House and Senate negotiators agreed during recent budget talks to cut Medicaid funding by $10 billion over a five-year period.

But they also agreed, with the White House’s blessing, to create a panel that will examine better ways to administer Medicaid payments, make the proposed cuts and suggest other changes.
Nursing home advocates, who have two-thirds of their residents’ coverage paid by Medicaid, see the final compromise as a victory.
Reimbursement cuts would begin with fiscal year 2007, which gives time to figure out a way around them, or to change them, provider advocates say.
The House had called for cuts twice as deep, while the Senate called for no cut and also had proposed the Medicaid panel. The House voted 214-211 for the resolution, and the Senate approved it 52-47.

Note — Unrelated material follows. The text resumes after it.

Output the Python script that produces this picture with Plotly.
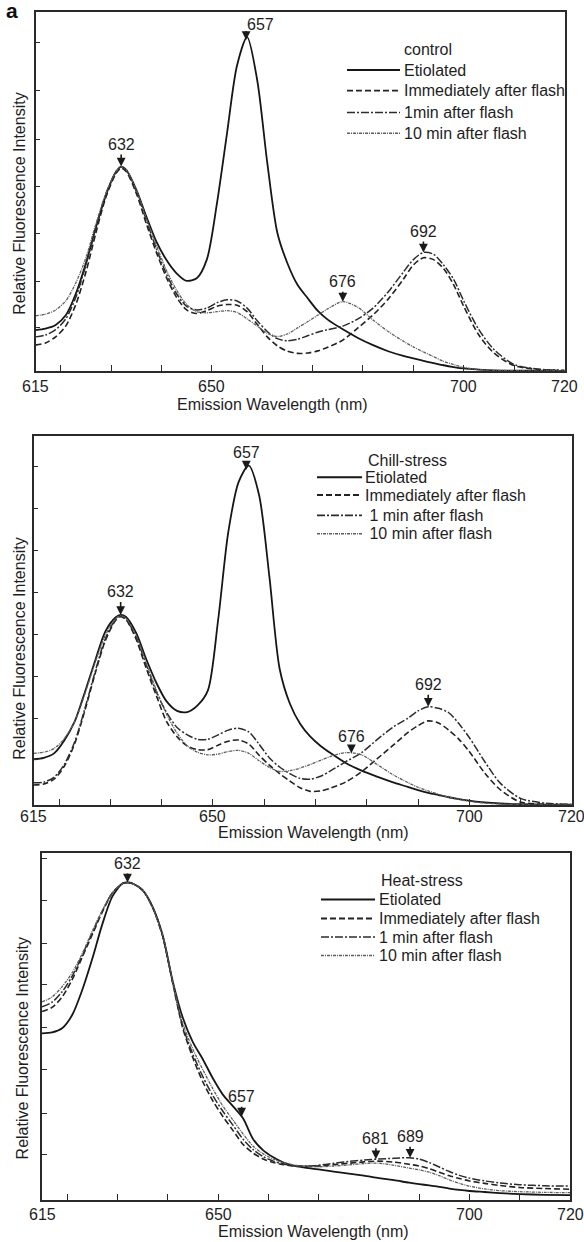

The Medicaid provisions had been seen as the most sensitive part of budget negotiations, according to some observers.
The budget is “a proposal that puts us on the path toward stabilizing and strengthening Medicaid,” said Michael Leavitt, secretary of the Department of Health and Human Services. He has the authority to name the 33 members of the new Medicaid panel (15 will have voting powers), despite protests from Democrats fearing partisan politics.
Rep. Pete Stark (D-CA) countered that the budget was an example of Republicans’ “misplaced priorities.”